[Data extracted from a collection]

= = = =

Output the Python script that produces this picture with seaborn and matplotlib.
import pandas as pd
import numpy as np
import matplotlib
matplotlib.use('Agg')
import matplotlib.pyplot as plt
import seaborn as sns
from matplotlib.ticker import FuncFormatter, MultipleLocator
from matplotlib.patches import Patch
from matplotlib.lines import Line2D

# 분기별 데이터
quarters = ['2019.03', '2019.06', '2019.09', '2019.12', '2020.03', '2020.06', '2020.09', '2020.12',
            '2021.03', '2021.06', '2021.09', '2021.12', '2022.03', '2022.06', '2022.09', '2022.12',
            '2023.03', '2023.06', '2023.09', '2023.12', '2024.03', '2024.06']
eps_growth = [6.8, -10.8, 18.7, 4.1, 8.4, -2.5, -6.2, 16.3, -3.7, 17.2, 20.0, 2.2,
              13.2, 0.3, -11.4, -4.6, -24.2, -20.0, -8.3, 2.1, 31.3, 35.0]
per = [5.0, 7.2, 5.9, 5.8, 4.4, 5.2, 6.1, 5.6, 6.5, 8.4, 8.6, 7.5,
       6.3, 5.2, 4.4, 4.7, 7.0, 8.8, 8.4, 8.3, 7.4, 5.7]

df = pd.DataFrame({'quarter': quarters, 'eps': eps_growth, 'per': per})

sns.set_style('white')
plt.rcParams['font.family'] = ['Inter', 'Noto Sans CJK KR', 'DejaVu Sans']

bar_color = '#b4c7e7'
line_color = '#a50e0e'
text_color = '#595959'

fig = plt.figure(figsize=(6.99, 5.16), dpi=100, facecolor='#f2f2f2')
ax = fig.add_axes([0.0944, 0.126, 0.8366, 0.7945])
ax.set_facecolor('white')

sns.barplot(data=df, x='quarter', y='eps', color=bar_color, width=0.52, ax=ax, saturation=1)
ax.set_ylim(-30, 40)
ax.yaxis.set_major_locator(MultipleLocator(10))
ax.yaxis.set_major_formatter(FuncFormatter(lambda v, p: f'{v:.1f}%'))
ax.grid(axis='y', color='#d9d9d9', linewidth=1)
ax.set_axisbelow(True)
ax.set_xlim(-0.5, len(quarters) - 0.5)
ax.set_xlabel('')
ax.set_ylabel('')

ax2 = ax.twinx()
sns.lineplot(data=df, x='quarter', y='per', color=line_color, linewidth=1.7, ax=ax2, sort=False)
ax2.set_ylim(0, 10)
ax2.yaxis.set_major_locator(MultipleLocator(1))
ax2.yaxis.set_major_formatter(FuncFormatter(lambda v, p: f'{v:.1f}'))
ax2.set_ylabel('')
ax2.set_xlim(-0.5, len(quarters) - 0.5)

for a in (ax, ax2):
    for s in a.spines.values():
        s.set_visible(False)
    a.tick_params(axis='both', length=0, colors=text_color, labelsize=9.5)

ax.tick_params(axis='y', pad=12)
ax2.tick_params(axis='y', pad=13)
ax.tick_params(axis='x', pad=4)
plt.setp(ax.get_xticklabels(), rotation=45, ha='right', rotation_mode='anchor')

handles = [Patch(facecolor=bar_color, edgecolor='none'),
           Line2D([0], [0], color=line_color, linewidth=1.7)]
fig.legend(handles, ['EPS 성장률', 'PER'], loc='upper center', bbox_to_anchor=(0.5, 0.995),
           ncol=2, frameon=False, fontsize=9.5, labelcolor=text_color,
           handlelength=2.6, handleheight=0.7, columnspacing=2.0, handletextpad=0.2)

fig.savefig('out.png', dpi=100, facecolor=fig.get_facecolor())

= = = =

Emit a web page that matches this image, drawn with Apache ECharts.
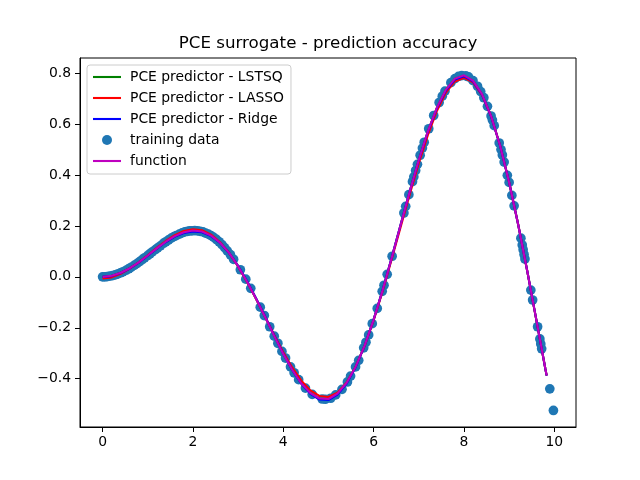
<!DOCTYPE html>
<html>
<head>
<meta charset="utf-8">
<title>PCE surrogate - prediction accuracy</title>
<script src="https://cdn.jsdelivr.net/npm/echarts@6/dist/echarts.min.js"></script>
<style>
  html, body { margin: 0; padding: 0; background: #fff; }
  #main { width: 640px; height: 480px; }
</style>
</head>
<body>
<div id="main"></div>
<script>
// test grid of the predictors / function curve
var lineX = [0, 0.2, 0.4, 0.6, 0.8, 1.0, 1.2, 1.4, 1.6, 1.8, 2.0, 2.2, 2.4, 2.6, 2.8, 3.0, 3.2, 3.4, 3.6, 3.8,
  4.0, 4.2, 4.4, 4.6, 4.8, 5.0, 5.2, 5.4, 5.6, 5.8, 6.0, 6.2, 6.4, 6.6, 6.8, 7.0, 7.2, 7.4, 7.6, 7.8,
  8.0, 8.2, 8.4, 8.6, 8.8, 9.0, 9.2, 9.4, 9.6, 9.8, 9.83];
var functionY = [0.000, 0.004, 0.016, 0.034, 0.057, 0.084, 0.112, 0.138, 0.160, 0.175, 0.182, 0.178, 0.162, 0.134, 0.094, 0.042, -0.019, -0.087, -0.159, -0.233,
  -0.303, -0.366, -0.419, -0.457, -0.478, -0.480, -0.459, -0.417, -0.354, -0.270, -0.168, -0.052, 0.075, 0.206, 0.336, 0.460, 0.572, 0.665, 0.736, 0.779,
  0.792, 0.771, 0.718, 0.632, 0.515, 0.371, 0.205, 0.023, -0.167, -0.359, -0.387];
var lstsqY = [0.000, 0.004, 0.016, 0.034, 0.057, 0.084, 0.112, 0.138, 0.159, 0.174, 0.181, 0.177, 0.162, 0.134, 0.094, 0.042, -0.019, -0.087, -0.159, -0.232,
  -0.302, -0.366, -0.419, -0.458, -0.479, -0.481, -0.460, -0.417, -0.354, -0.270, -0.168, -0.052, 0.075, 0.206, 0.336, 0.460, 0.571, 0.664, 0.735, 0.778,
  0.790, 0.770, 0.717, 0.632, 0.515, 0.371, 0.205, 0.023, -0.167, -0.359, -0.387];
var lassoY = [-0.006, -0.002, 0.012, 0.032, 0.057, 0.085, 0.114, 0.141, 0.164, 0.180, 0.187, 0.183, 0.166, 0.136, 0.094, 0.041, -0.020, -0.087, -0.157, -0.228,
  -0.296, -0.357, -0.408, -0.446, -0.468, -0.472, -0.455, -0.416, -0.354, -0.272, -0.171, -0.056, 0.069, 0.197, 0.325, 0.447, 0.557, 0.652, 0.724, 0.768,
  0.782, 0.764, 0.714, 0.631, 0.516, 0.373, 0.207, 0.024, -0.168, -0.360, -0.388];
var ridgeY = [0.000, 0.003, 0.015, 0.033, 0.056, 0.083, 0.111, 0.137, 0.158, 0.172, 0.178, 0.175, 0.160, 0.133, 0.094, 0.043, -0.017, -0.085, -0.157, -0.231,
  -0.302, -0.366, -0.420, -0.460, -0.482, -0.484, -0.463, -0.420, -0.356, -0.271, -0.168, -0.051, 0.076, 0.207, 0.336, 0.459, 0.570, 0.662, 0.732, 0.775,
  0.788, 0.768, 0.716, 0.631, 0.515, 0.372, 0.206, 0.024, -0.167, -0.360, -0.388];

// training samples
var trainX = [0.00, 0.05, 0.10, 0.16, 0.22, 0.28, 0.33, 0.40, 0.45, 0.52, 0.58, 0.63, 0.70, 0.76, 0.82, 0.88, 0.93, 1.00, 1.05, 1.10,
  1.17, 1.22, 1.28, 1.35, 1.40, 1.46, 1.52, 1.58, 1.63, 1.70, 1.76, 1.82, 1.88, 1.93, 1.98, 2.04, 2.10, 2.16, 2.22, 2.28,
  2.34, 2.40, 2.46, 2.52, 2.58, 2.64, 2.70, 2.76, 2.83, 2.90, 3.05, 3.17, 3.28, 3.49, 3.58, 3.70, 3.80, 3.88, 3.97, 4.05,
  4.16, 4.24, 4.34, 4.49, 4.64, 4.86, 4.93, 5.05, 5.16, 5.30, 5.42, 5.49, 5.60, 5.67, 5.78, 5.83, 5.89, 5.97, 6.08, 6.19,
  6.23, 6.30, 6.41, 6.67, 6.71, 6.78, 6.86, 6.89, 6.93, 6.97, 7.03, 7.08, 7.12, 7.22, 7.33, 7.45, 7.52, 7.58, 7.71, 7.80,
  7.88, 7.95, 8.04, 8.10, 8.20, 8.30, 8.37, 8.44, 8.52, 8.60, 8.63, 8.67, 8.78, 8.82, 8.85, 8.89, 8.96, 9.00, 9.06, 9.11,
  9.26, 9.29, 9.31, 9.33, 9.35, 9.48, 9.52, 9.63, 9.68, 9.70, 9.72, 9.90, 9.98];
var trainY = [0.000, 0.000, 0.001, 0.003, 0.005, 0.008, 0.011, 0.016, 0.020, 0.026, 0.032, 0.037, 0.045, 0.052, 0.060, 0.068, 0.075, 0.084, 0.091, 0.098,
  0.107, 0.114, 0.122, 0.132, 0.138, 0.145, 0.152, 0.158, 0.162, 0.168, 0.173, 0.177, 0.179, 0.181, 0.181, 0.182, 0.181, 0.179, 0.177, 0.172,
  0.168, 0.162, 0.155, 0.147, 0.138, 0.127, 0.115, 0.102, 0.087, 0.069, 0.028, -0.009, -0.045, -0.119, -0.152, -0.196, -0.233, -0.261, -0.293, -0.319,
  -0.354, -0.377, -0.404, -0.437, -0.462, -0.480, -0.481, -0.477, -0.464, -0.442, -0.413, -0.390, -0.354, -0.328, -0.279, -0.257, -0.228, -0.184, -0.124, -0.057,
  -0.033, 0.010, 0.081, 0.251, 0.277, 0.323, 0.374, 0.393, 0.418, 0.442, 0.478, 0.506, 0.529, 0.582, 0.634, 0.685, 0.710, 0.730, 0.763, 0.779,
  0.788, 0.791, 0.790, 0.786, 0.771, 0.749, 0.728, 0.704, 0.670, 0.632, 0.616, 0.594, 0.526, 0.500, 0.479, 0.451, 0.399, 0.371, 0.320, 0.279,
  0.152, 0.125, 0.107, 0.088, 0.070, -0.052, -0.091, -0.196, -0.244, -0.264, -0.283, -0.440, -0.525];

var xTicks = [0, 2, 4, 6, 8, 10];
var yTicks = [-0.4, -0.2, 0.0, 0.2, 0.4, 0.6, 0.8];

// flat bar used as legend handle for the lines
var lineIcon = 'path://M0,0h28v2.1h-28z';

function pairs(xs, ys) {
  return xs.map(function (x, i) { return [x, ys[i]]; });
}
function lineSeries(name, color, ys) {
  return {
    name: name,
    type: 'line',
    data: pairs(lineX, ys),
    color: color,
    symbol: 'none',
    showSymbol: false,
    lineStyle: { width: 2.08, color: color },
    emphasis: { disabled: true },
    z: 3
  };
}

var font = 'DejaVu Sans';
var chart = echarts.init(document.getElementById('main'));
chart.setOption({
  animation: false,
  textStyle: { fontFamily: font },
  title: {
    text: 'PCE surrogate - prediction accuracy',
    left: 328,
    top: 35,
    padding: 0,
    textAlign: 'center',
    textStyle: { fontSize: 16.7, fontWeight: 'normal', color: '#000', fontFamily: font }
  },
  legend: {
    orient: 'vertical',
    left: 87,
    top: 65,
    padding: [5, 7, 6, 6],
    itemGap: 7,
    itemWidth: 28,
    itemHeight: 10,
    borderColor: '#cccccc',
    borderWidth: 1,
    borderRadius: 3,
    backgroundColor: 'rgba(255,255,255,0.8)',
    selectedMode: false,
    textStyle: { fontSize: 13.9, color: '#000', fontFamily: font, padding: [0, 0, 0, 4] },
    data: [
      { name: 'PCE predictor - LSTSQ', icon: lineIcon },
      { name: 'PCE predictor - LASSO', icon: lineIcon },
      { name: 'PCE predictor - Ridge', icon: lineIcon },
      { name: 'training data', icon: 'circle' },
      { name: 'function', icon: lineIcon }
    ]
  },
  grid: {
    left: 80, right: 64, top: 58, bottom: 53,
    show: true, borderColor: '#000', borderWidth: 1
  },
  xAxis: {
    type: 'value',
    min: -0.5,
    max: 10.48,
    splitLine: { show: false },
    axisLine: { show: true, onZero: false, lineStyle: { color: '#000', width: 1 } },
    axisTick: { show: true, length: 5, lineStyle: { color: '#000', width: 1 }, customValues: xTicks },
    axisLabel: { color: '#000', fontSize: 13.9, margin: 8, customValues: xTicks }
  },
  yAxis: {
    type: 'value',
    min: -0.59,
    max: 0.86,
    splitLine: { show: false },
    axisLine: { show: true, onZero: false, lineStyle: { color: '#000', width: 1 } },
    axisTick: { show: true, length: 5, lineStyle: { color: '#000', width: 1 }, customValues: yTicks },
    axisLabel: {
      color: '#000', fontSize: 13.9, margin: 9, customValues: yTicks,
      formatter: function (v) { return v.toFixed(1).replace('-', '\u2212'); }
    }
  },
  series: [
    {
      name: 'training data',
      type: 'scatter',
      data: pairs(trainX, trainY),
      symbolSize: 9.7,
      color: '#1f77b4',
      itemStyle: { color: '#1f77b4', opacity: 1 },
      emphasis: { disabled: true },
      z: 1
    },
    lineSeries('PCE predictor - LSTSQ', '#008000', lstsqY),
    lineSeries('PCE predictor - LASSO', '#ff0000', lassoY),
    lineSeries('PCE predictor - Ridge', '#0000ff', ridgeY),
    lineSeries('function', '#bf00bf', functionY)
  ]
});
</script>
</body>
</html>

= = = =

=== Short task ===
Report how many lines above hold the string "that", giving nothing but the number.

=== Worked answer ===
2